At Functional Drinks Club, that curation matters because alcohol-free beer sits in a bigger world of flavour-first drinking. If beer is not what fits the mood, there is kombucha, fermented drinks, alcohol-free wine, tea and more. That is useful because real moderation is easier when your options are interesting.
Are non alcoholic craft beer brands healthier?
Sometimes yes, sometimes not as much as people assume. Many alcohol-free craft beers are lower in calories than full-strength beer, and obviously they remove alcohol from the equation, which is a major win if you are focused on sleep, recovery, training, gut health or simply feeling sharper the next day.
But healthier does not always mean healthy in every sense. Some alcohol-free beers contain plenty of sugar. Others are very light on ingredients but also light on satisfaction, which can leave you reaching for something else. If your goal is better drinking rather than just fewer units, it is worth paying attention to the full picture.

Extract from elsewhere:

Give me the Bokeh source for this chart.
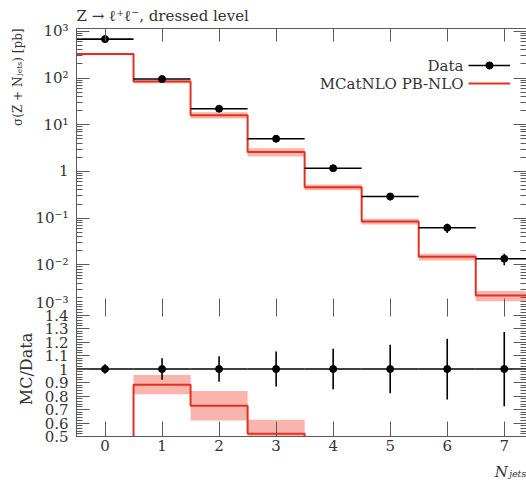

That is also why alcohol-free beer does not need to do every job. Some moments call for beer. Others call for kombucha, water kefir, sparkling tea or something botanical and complex. The smartest approach is not forcing one category to solve everything. It is building a drinks life that gives you flavour, ritual and choice without defaulting to alcohol.
The best non alcoholic craft beer brands prove that cutting back does not have to mean lowering the bar. If a beer brings proper flavour, structure and satisfaction, it earns its place. Hold out for that standard. Your fridge will look better for it, and your drinking habits probably will too.